- JOB -
Reproduce the material word for word; the images stay out.

- DATA LINES -
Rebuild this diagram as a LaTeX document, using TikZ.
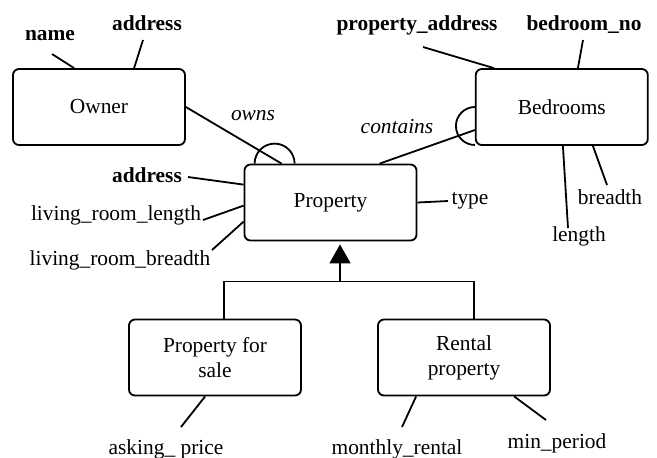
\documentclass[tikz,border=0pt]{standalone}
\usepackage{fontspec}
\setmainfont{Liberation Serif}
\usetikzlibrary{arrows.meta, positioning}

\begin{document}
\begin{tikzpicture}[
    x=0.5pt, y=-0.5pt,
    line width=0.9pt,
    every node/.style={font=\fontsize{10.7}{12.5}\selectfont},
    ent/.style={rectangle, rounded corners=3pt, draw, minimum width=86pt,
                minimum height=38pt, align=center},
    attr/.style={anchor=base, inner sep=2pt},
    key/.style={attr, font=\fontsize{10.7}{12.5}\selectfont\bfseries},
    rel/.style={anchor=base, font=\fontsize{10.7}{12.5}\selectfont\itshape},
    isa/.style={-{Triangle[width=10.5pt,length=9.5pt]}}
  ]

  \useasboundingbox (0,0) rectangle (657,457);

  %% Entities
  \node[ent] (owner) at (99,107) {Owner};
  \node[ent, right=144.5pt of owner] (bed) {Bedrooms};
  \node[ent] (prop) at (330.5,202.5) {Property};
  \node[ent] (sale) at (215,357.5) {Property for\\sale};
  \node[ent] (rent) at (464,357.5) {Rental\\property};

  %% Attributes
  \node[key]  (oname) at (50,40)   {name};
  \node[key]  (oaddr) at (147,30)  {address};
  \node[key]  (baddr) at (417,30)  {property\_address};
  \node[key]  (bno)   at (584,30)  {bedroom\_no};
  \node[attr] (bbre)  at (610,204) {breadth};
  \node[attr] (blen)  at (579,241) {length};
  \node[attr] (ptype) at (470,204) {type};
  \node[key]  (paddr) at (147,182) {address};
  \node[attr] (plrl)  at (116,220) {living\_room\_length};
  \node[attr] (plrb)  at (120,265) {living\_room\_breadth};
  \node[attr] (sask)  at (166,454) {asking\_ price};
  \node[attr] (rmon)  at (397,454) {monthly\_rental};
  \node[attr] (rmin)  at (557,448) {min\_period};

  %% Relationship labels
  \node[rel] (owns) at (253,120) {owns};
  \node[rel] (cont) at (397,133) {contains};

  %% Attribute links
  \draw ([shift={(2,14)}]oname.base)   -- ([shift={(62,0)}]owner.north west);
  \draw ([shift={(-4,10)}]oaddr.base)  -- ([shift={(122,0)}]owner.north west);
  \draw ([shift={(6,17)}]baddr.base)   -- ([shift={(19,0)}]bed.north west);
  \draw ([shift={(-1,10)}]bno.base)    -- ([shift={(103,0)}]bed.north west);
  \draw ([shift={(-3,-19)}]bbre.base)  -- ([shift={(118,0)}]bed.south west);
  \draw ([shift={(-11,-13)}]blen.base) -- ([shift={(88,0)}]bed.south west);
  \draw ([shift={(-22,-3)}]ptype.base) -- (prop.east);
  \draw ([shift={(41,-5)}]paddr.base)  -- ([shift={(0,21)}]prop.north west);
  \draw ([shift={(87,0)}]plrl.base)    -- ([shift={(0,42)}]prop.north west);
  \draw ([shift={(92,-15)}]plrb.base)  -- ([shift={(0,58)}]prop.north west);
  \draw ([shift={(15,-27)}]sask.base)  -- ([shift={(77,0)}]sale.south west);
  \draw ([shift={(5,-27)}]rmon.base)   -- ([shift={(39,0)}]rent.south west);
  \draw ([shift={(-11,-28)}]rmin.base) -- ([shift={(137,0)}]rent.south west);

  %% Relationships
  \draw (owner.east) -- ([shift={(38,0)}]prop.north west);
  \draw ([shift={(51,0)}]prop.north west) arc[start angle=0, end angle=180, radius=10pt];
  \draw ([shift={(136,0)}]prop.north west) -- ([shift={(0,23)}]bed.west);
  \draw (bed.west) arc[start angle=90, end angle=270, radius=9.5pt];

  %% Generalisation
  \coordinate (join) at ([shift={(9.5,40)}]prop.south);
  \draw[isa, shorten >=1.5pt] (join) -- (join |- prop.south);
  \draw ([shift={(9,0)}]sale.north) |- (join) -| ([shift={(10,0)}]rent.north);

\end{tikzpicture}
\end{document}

- TASK SOLUTION -
Rebuild this diagram as a LaTeX document, using TikZ.
\documentclass[tikz,border=0pt]{standalone}
\usepackage{fontspec}
\setmainfont{Liberation Serif}
\usetikzlibrary{arrows.meta, positioning}

\begin{document}
\begin{tikzpicture}[
    x=0.5pt, y=-0.5pt,
    line width=0.9pt,
    every node/.style={font=\fontsize{10.7}{12.5}\selectfont},
    ent/.style={rectangle, rounded corners=3pt, draw, minimum width=86pt,
                minimum height=38pt, align=center},
    attr/.style={anchor=base, inner sep=2pt},
    key/.style={attr, font=\fontsize{10.7}{12.5}\selectfont\bfseries},
    rel/.style={anchor=base, font=\fontsize{10.7}{12.5}\selectfont\itshape},
    isa/.style={-{Triangle[width=10.5pt,length=9.5pt]}}
  ]

  \useasboundingbox (0,0) rectangle (657,457);

  %% Entities
  \node[ent] (owner) at (99,107) {Owner};
  \node[ent, right=144.5pt of owner] (bed) {Bedrooms};
  \node[ent] (prop) at (330.5,202.5) {Property};
  \node[ent] (sale) at (215,357.5) {Property for\\sale};
  \node[ent] (rent) at (464,357.5) {Rental\\property};

  %% Attributes
  \node[key]  (oname) at (50,40)   {name};
  \node[key]  (oaddr) at (147,30)  {address};
  \node[key]  (baddr) at (417,30)  {property\_address};
  \node[key]  (bno)   at (584,30)  {bedroom\_no};
  \node[attr] (bbre)  at (610,204) {breadth};
  \node[attr] (blen)  at (579,241) {length};
  \node[attr] (ptype) at (470,204) {type};
  \node[key]  (paddr) at (147,182) {address};
  \node[attr] (plrl)  at (116,220) {living\_room\_length};
  \node[attr] (plrb)  at (120,265) {living\_room\_breadth};
  \node[attr] (sask)  at (166,454) {asking\_ price};
  \node[attr] (rmon)  at (397,454) {monthly\_rental};
  \node[attr] (rmin)  at (557,448) {min\_period};

  %% Relationship labels
  \node[rel] (owns) at (253,120) {owns};
  \node[rel] (cont) at (397,133) {contains};

  %% Attribute links
  \draw ([shift={(2,14)}]oname.base)   -- ([shift={(62,0)}]owner.north west);
  \draw ([shift={(-4,10)}]oaddr.base)  -- ([shift={(122,0)}]owner.north west);
  \draw ([shift={(6,17)}]baddr.base)   -- ([shift={(19,0)}]bed.north west);
  \draw ([shift={(-1,10)}]bno.base)    -- ([shift={(103,0)}]bed.north west);
  \draw ([shift={(-3,-19)}]bbre.base)  -- ([shift={(118,0)}]bed.south west);
  \draw ([shift={(-11,-13)}]blen.base) -- ([shift={(88,0)}]bed.south west);
  \draw ([shift={(-22,-3)}]ptype.base) -- (prop.east);
  \draw ([shift={(41,-5)}]paddr.base)  -- ([shift={(0,21)}]prop.north west);
  \draw ([shift={(87,0)}]plrl.base)    -- ([shift={(0,42)}]prop.north west);
  \draw ([shift={(92,-15)}]plrb.base)  -- ([shift={(0,58)}]prop.north west);
  \draw ([shift={(15,-27)}]sask.base)  -- ([shift={(77,0)}]sale.south west);
  \draw ([shift={(5,-27)}]rmon.base)   -- ([shift={(39,0)}]rent.south west);
  \draw ([shift={(-11,-28)}]rmin.base) -- ([shift={(137,0)}]rent.south west);

  %% Relationships
  \draw (owner.east) -- ([shift={(38,0)}]prop.north west);
  \draw ([shift={(51,0)}]prop.north west) arc[start angle=0, end angle=180, radius=10pt];
  \draw ([shift={(136,0)}]prop.north west) -- ([shift={(0,23)}]bed.west);
  \draw (bed.west) arc[start angle=90, end angle=270, radius=9.5pt];

  %% Generalisation
  \coordinate (join) at ([shift={(9.5,40)}]prop.south);
  \draw[isa, shorten >=1.5pt] (join) -- (join |- prop.south);
  \draw ([shift={(9,0)}]sale.north) |- (join) -| ([shift={(10,0)}]rent.north);

\end{tikzpicture}
\end{document}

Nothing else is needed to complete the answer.